Comme il est difficile de parler d’un livre qu’on aime! Une œuvre bancale, un récit un peu maladroit, une structure étrange offrent des points d’entrée faciles pour le critique un peu fainéant sur les bords. Mais quand on tombe sur un livre vraiment maîtrisé, écrit et au récit impeccable, on ne peut qu’applaudir des deux yeux, attendre la suite avec impatience et se pelotonner d’angoisse et d’admiration dans une nouvelle chronique. C’est mon sentiment avec Même pas Mort. J’ai aimé le style, la structure incroyable des temps et des récits enchâssés et l’univers. Jaworsky réussit tout de même à lier les grands aspects de la mythologie celte au sein d’une même intrigue tout en ouvrant sur une épopée politique! Ouais, Jaworsky, il a la classe intergalactique quand même! Il est français, et on est fier!
Donc en gros, l’auteur abandonne, pour un temps seulement on espère, ses chroniques de l’ancien monde (développées dans Janua Vera et Gagner la Guerre), pour mettre en place un nouvel univers. On y suit un jeune guerrier frappé d’une drôle d’affliction : il ne peut pas mourir. Pour expliquer ce sortilège (et arrêter de se faire accuser de sorcellerie à coup de cailloux), il est chargé d’aller sur une île, au-delà de l’océan où les prophétesses divines pourront lui donner des réponses.

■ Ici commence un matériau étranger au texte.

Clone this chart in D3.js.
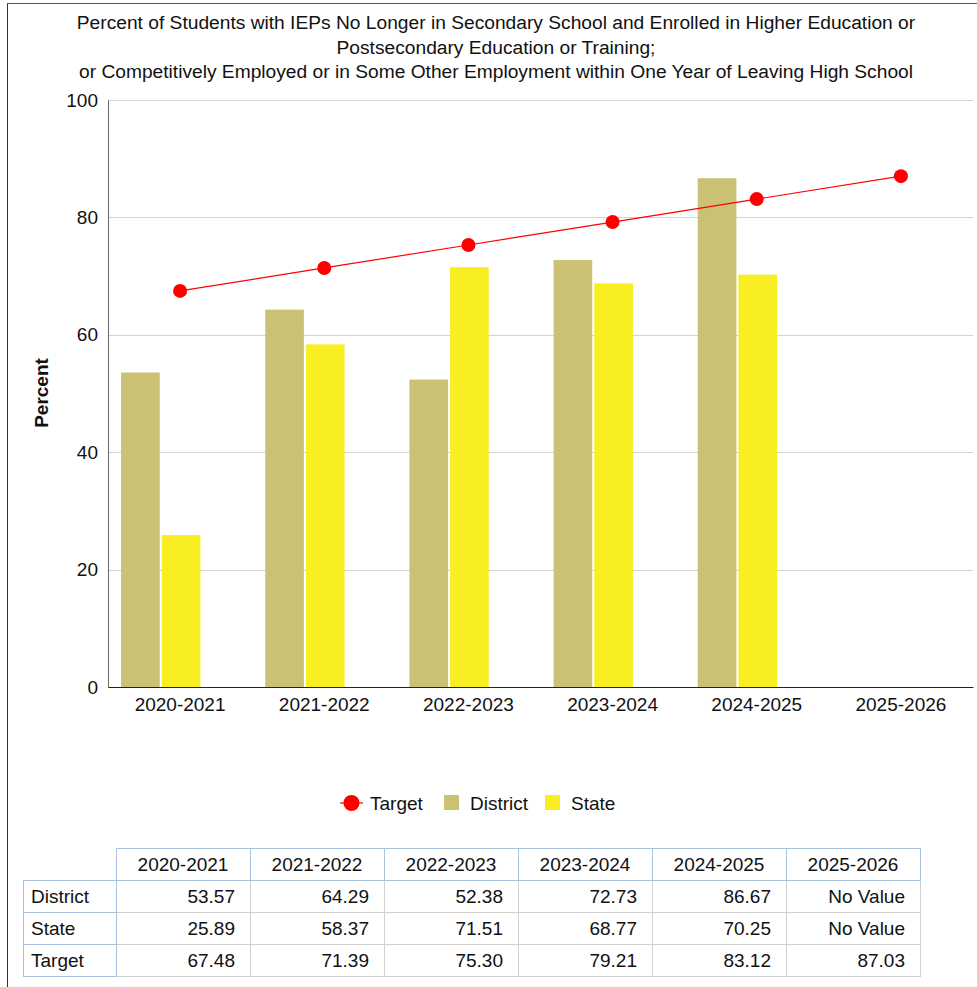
<!DOCTYPE html>
<html>
<head>
<meta charset="utf-8">
<script src="https://cdn.jsdelivr.net/npm/d3@7"></script>
<style>
  html, body { margin: 0; padding: 0; background: #fff; }
  svg { display: block; font-family: "Liberation Sans", Arial, sans-serif; }
</style>
</head>
<body>
<svg id="chart" width="977" height="987"></svg>
<script>
const categories = ["2020-2021", "2021-2022", "2022-2023", "2023-2024", "2024-2025", "2025-2026"];
const districtValues = [53.57, 64.29, 52.38, 72.73, 86.67, null];
const stateValues = [25.89, 58.37, 71.51, 68.77, 70.25, null];
const targetValues = [67.48, 71.39, 75.30, 79.21, 83.12, 87.03];
const yTicks = [0, 20, 40, 60, 80, 100];
const titleLines = [
  "Percent of Students with IEPs No Longer in Secondary School and Enrolled in Higher Education or",
  "Postsecondary Education or Training;",
  "or Competitively Employed or in Some Other Employment within One Year of Leaving High School"
];
const seriesNames = ["District", "State", "Target"];

const colors = { District: "#cbc174", State: "#f8ee22", Target: "#ff0000" };
const FS = 19;

const svg = d3.select("#chart");

// outer frame
svg.append("line").attr("x1", 7.5).attr("x2", 7.5).attr("y1", 3).attr("y2", 987).attr("stroke", "#333").attr("stroke-width", 1);
svg.append("line").attr("x1", 7).attr("x2", 977).attr("y1", 3.5).attr("y2", 3.5).attr("stroke", "#555").attr("stroke-width", 1);

const plot = { left: 108, right: 973, top: 100, bottom: 687 };

const x = d3.scaleBand().domain(categories).range([plot.left, plot.right]).padding(0);
const y = d3.scaleLinear().domain([0, 100]).range([plot.bottom, plot.top]);
// three series slots per category; Target slot is drawn as a line
const sub = d3.scaleBand().domain(seriesNames).range([-59, 61]).paddingInner(0.05);

// title
const title = svg.append("text").attr("text-anchor", "middle").attr("font-size", 19.2).attr("fill", "#111");
titleLines.forEach((t, i) => {
  title.append("tspan").attr("x", 496).attr("y", 29 + i * 24.5).text(t);
});

// gridlines
svg.append("g").selectAll("line").data(yTicks.filter(d => d > 0)).join("line")
  .attr("x1", plot.left).attr("x2", plot.right)
  .attr("y1", d => Math.round(y(d)) + 0.5).attr("y2", d => Math.round(y(d)) + 0.5)
  .attr("stroke", "#d3d3d3").attr("stroke-width", 1);

// y axis
const yAxis = svg.append("g").attr("transform", `translate(${plot.left},0)`)
  .call(d3.axisLeft(y).tickValues(yTicks).tickSize(0).tickPadding(10).tickFormat(d3.format("d")));
yAxis.select(".domain").attr("stroke", "#666");
yAxis.selectAll("text").attr("font-size", FS).attr("fill", "#111").attr("font-family", "Liberation Sans, Arial, sans-serif");

svg.append("text").attr("transform", `translate(48,393) rotate(-90)`)
  .attr("text-anchor", "middle").attr("font-size", FS).attr("font-weight", "bold").attr("fill", "#111")
  .text("Percent");

// bars
const barData = [];
categories.forEach((c, i) => {
  if (districtValues[i] != null) barData.push({ cat: c, s: "District", v: districtValues[i] });
  if (stateValues[i] != null) barData.push({ cat: c, s: "State", v: stateValues[i] });
});
svg.append("g").selectAll("rect").data(barData).join("rect")
  .attr("x", d => x(d.cat) + x.bandwidth() / 2 + sub(d.s))
  .attr("width", sub.bandwidth())
  .attr("y", d => y(d.v))
  .attr("height", d => y(0) - y(d.v))
  .attr("fill", d => colors[d.s]);

// x axis
const xAxis = svg.append("g").attr("transform", `translate(0,${plot.bottom})`)
  .call(d3.axisBottom(x).tickSize(0).tickPadding(11));
xAxis.select(".domain").attr("stroke", "#222");
xAxis.selectAll("text").attr("font-size", FS).attr("fill", "#111").attr("font-family", "Liberation Sans, Arial, sans-serif");

// target line
const cx = c => x(c) + x.bandwidth() / 2;
const line = d3.line().x((d, i) => cx(categories[i])).y(d => y(d));
svg.append("path").datum(targetValues).attr("d", line).attr("fill", "none").attr("stroke", colors.Target).attr("stroke-width", 1.2);
svg.append("g").selectAll("circle").data(targetValues).join("circle")
  .attr("cx", (d, i) => cx(categories[i])).attr("cy", d => y(d)).attr("r", 7).attr("fill", colors.Target);

// legend
const lg = svg.append("g").attr("font-size", FS).attr("fill", "#111");
lg.append("line").attr("x1", 340).attr("x2", 363).attr("y1", 803).attr("y2", 803).attr("stroke", colors.Target).attr("stroke-width", 1.2);
lg.append("circle").attr("cx", 351.5).attr("cy", 803).attr("r", 8).attr("fill", colors.Target);
lg.append("text").attr("x", 370).attr("y", 810).text("Target");
lg.append("rect").attr("x", 444).attr("y", 795).attr("width", 15).attr("height", 15).attr("fill", colors.District);
lg.append("text").attr("x", 470).attr("y", 810).text("District");
lg.append("rect").attr("x", 545).attr("y", 795).attr("width", 15).attr("height", 15).attr("fill", colors.State);
lg.append("text").attr("x", 571).attr("y", 810).text("State");

// data table
const tbl = { left: 23, firstW: 93, colW: 134, top: 848, rowH: 32 };
const tg = svg.append("g").attr("font-size", FS).attr("fill", "#111");
const colX = i => tbl.left + tbl.firstW + i * tbl.colW;
const gridColor = "#d0d0d0", headColor = "#a9c3df";
const tableRows = [
  { name: "District", vals: districtValues },
  { name: "State", vals: stateValues },
  { name: "Target", vals: targetValues }
];
// data cells
tableRows.forEach((r, ri) => {
  const yy = tbl.top + tbl.rowH * (ri + 1);
  categories.forEach((c, ci) => {
    tg.append("rect").attr("x", colX(ci) + 0.5).attr("y", yy + 0.5).attr("width", tbl.colW).attr("height", tbl.rowH)
      .attr("fill", "none").attr("stroke", gridColor);
    tg.append("text").attr("x", colX(ci) + tbl.colW - 15).attr("y", yy + 23).attr("text-anchor", "end")
      .text(r.vals[ci] == null ? "No Value" : r.vals[ci].toFixed(2));
  });
});
// header cells
categories.forEach((c, ci) => {
  tg.append("rect").attr("x", colX(ci) + 0.5).attr("y", tbl.top + 0.5).attr("width", tbl.colW).attr("height", tbl.rowH)
    .attr("fill", "none").attr("stroke", headColor);
  tg.append("text").attr("x", colX(ci) + tbl.colW / 2).attr("y", tbl.top + 23).attr("text-anchor", "middle").text(c);
});
// row header cells
tableRows.forEach((r, ri) => {
  const yy = tbl.top + tbl.rowH * (ri + 1);
  tg.append("rect").attr("x", tbl.left + 0.5).attr("y", yy + 0.5).attr("width", tbl.firstW).attr("height", tbl.rowH)
    .attr("fill", "none").attr("stroke", headColor);
  tg.append("text").attr("x", tbl.left + 8).attr("y", yy + 23).text(r.name);
});
</script>
</body>
</html>
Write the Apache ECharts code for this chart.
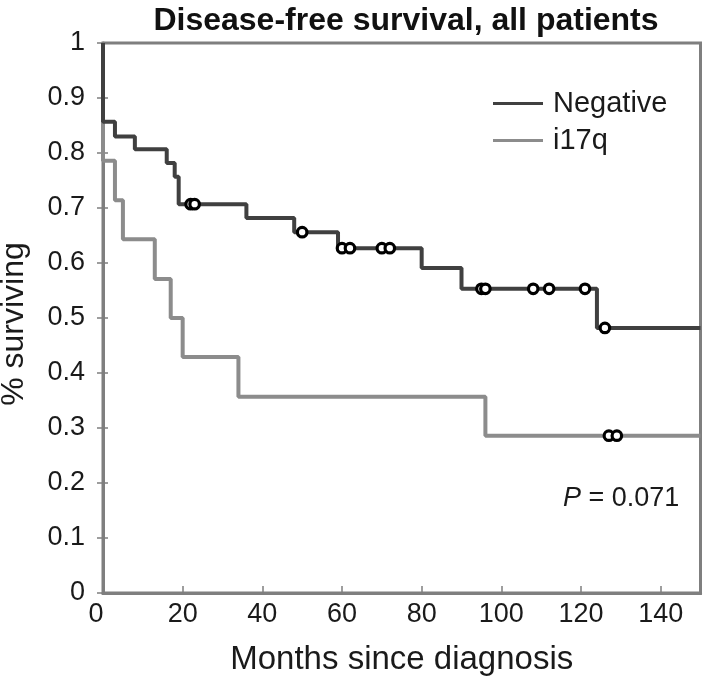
<!DOCTYPE html>
<html>
<head>
<meta charset="utf-8">
<script src="https://cdn.jsdelivr.net/npm/echarts@6/dist/echarts.min.js"></script>
<style>
html,body{margin:0;padding:0;background:#fff;}
#chart{width:705px;height:682px;}
</style>
</head>
<body>
<div id="chart"></div>
<script>
// Kaplan-Meier step data (time in months, survival fraction after the step)
var negTimes = [0, 0, 3, 8, 16, 18, 19, 36, 48, 59, 80, 90, 124, 150];
var negSurv  = [1, 0.857, 0.83, 0.807, 0.782, 0.757, 0.707, 0.682, 0.656, 0.627, 0.591, 0.553, 0.482, 0.482];
var i17qTimes = [0, 0, 3, 5, 13, 17, 20, 34, 96, 150];
var i17qSurv  = [1, 0.786, 0.714, 0.643, 0.571, 0.5, 0.429, 0.357, 0.286, 0.286];
// Censored observations
var negCensorT = [22, 23, 50, 60, 62, 70, 72, 95, 96, 108, 112, 121, 126];
var negCensorS = [0.707, 0.707, 0.656, 0.627, 0.627, 0.627, 0.627, 0.553, 0.553, 0.553, 0.553, 0.553, 0.482];
var i17qCensorT = [127, 129];
var i17qCensorS = [0.286, 0.286];
var seriesNames = ['Negative', 'i17q'];
var xTicks = [0, 20, 40, 60, 80, 100, 120, 140];
var yTicks = [0, 0.1, 0.2, 0.3, 0.4, 0.5, 0.6, 0.7, 0.8, 0.9, 1];

function zip(a, b) { return a.map(function (v, i) { return [v, b[i]]; }); }

var FONT = '"Liberation Sans", Arial, sans-serif';
var AXIS = '#7f7f7f';
var DARK = '#404040';
var LIGHT = '#8c8c8c';

var chart = echarts.init(document.getElementById('chart'), null, {renderer: 'canvas'});
var option = {
  backgroundColor: '#fff',
  animation: false,
  title: {
    text: 'Disease-free survival, all patients',
    left: 401, top: 0, textAlign: 'center',
    textStyle: {fontFamily: FONT, fontWeight: 'bold', fontSize: 32, color: '#111'}
  },
  grid: {left: 103, right: 4.5, top: 43, bottom: 89, show: true, borderColor: AXIS, borderWidth: 3,
         backgroundColor: 'transparent', containLabel: false, outerBoundsMode: 'none'},
  legend: {
    orient: 'vertical', left: 493, top: 89, itemGap: 8, padding: 0,
    itemWidth: 50, itemHeight: 3, icon: 'rect',
    data: seriesNames,
    textStyle: {fontFamily: FONT, fontSize: 29, color: '#1a1a1a', padding: [0, 0, 0, 5]}
  },
  xAxis: [{
    type: 'value', min: 0, max: 150, interval: 20,
    name: 'Months since diagnosis', nameLocation: 'middle', nameGap: 50,
    nameTextStyle: {fontFamily: FONT, fontSize: 33, color: '#1a1a1a'},
    axisLine: {show: true, onZero: false, lineStyle: {color: AXIS, width: 3}},
    axisTick: {show: true, inside: true, length: 7, lineStyle: {color: AXIS, width: 1.5}},
    axisLabel: {fontFamily: FONT, fontSize: 27, color: '#1a1a1a', margin: 8, showMaxLabel: false,
      formatter: function (v) { return v === 0 ? '{z|0}' : String(v); },
      rich: {z: {fontFamily: FONT, fontSize: 27, color: '#1a1a1a', padding: [0, 14, 0, 0]}}},
    splitLine: {show: false}
  }, {
    type: 'value', min: 0, max: 150, interval: 20, position: 'bottom',
    axisLine: {show: false}, axisLabel: {show: false}, splitLine: {show: false},
    axisTick: {show: true, inside: false, length: 2, lineStyle: {color: AXIS, width: 1.5}}
  }],
  yAxis: [{
    type: 'value', min: 0, max: 1, interval: 0.1,
    name: '% surviving', nameLocation: 'middle', nameGap: 73, nameRotate: 90,
    nameTextStyle: {fontFamily: FONT, fontSize: 32, color: '#1a1a1a', padding: [0, 12, 0, 0]},
    axisLine: {show: true, onZero: false, lineStyle: {color: AXIS, width: 3}},
    axisTick: {show: true, inside: false, length: 6, lineStyle: {color: AXIS, width: 1.5}},
    axisLabel: {fontFamily: FONT, fontSize: 27, color: '#1a1a1a', margin: 18},
    splitLine: {show: false}
  }, {
    type: 'value', min: 0, max: 1, interval: 0.1, position: 'left',
    axisLine: {show: false}, axisLabel: {show: false}, splitLine: {show: false},
    axisTick: {show: true, inside: true, length: 5, lineStyle: {color: AXIS, width: 1.5}}
  }],
  graphic: [{
    type: 'text', left: 563, top: 485, z: 10,
    style: {
      text: '{i|P} = 0.071',
      font: '27px ' + FONT, fill: '#1a1a1a',
      rich: {i: {fontStyle: 'italic', fontSize: 27, fontFamily: FONT, fill: '#1a1a1a'}}
    }
  }],
  series: [{
    name: seriesNames[0], type: 'line', step: 'end', showSymbol: false, symbol: 'none',
    data: zip(negTimes, negSurv), color: DARK,
    lineStyle: {color: DARK, width: 4}, z: 3
  }, {
    name: seriesNames[1], type: 'line', step: 'end', showSymbol: false, symbol: 'none',
    data: zip(i17qTimes, i17qSurv), color: LIGHT,
    lineStyle: {color: LIGHT, width: 4}, z: 2
  }, {
    type: 'scatter', data: zip(negCensorT, negCensorS), symbol: 'circle', symbolSize: 9.5,
    itemStyle: {color: '#fff', borderColor: '#000', borderWidth: 3.2, opacity: 1}, z: 5
  }, {
    type: 'scatter', data: zip(i17qCensorT, i17qCensorS), symbol: 'circle', symbolSize: 9.5,
    itemStyle: {color: '#fff', borderColor: '#000', borderWidth: 3.2, opacity: 1}, z: 5
  }]
};
chart.setOption(option);
</script>
</body>
</html>
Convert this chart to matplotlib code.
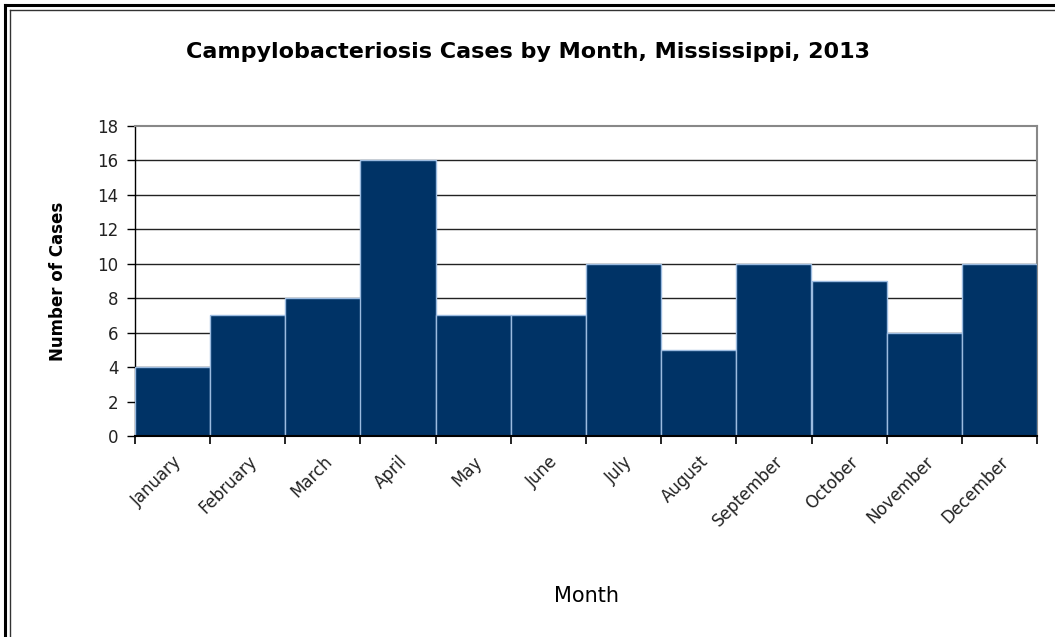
import matplotlib
matplotlib.use("Agg")
import matplotlib.pyplot as plt
from matplotlib.lines import Line2D
import numpy as np

months = ["January", "February", "March", "April", "May", "June", "July",
          "August", "September", "October", "November", "December"]
cases = [4, 7, 8, 16, 7, 7, 10, 5, 10, 9, 6, 10]
yticks = [0, 2, 4, 6, 8, 10, 12, 14, 16, 18]

plt.rcParams['font.family'] = ['DejaVu Sans']

fig = plt.figure(figsize=(10.55, 6.37), dpi=100)
ax = fig.add_axes([135/1055, 1-436/637, (1037-135)/1055, (436-126)/637])

x = np.arange(len(months))
ax.bar(x, cases, width=1.0, color="#003366", edgecolor="#9bbbe0", linewidth=1.0, zorder=3)
ax.set_xlim(-0.5, len(months)-0.5)
ax.set_ylim(0, 18)
ax.set_yticks(yticks)
ax.yaxis.grid(True, color="#222222", linewidth=1.0, zorder=0)
ax.set_axisbelow(True)
ax.spines["top"].set_color("#888888")
ax.spines["right"].set_color("#888888")
ax.spines["top"].set_linewidth(1.5)
ax.spines["right"].set_linewidth(1.5)
ax.spines["left"].set_linewidth(1.0)
ax.spines["bottom"].set_linewidth(1.5)
ax.spines["bottom"].set_zorder(4)
gl = ax.get_ygridlines()
gl[-1].set_visible(False)

ax.set_xticks(x)
ax.set_xticklabels(months, rotation=45, ha="right", rotation_mode="anchor", fontsize=12, color="#222222")
ax.set_xticks(np.arange(-0.5, len(months)), minor=True)
ax.tick_params(axis="x", which="major", length=0, pad=12)
ax.tick_params(axis="x", which="minor", length=6, width=1.2, direction="out")
ax.tick_params(axis="y", length=6, width=1.0, labelsize=12, labelcolor="#222222", pad=6)

ax.set_ylabel("Number of Cases", fontsize=12, fontweight="bold", labelpad=22)
ax.set_xlabel("Month", fontsize=15, labelpad=40)
fig.text(528/1055, 1-52/637, "Campylobacteriosis Cases by Month, Mississippi, 2013",
         ha="center", va="center", fontsize=16, fontweight="bold")

# double frame on left and top
W, H = 1055, 637
for off, lw, c in [(5, 2.2, "black"), (9.5, 1.0, "#333333")]:
    fig.add_artist(Line2D([off/W, off/W], [0, 1-off/H], transform=fig.transFigure, color=c, lw=lw))
    fig.add_artist(Line2D([off/W, 1], [1-off/H, 1-off/H], transform=fig.transFigure, color=c, lw=lw))

fig.savefig("out.png", dpi=100)
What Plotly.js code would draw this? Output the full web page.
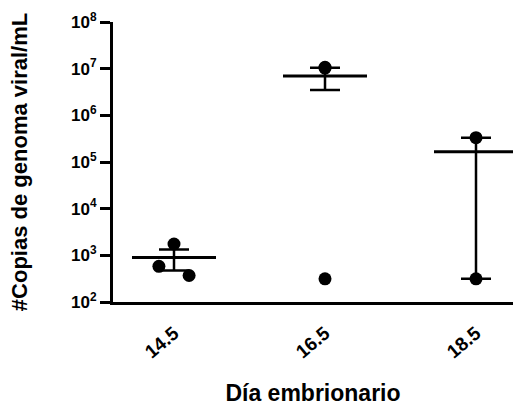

À partir de là, d’aventure en flash-back, d’exploits en souvenirs, la vie, le folklore, la culture et les rêves d’un jeune homme se dessinent. Car peut-être plus qu’une simple histoire de héros, l’auteur expose plutôt la réaction d’un homme à un monde particulier. Partout on sent le déterminisme social, culturel et familial peser, écraser et conditionner le récit. La quête de quelqu’un qui veut trouver sa place.
Chez nous les vieux sont rares. Les gens de peu ne vivent guère, fauchés par la maladie ou usés précocement par le travail; guerriers et nobles trouvent une fin rapide sous le fer ennemi; les femmes meurent souvent en couches. Comme si le regard de l’homme suivant la trajectoire d’un javelot : il s’élève loin du sol natal quand il affirme sa jeunesse et sa force, puis il fléchit insensiblement à mesure que l’élan vital s’épuise. Pour moi, l’élan s’épuise. Je suis encore très hat, tendu dans la trajectoire meurtrière qui me mènera au cœur de la phalange ennemie. Mais je ressens les premiers vertiges, l’inclinaison de la feuille de fer, séduction de la terre grasse où je viendrai interrompre enfin ma course, mon ivresse, le lot contradictoire de mes appétits et de mes incertitudes. (p144)
Quel souffle! Ce passage je le trouve très représentatif. Il y a ce style incroyable, ces images claires et efficaces, l’épaisseur dingue des personnages et la pulsion sourde du monde qui conditionne les actions et la pensée.
La belle affaire pourriez-vous me rétorquer, avec la morgue délétère de ces élites intellectuelles qui pensent que la littérature a pris fin dans les états d’âme virtuoses des madeleines. Mais justement, c’est une belle affaire! Et en plus, Jaworsky va le faire pour différents âges de son héros. Il montrera comment l’idéal guerrier celte transforme un jeune homme en héro, comment les contes et les légendes modèlent les enfants en jeunes hommes, comment les Dieux jouent avec les souverains… Ah, effectivement on est loin des Bovary qui meurent de chagrin ou des bossus qui construisent des cathédrales en chantant des airs mièvres! C’est pas vraiment le même trip! Mais ça vaut vraiment le coup!
Alors bon, n’allez pas croire que Même pas mort est un roman sur la sociologie celte… non, on a déjà les Chevaliers d’Émeraudes pour ça! Non, c’est un roman de fantaisie foutrement bien foutu, à la structure complexe et délicate, que j’ai aimé de toutes mes forces!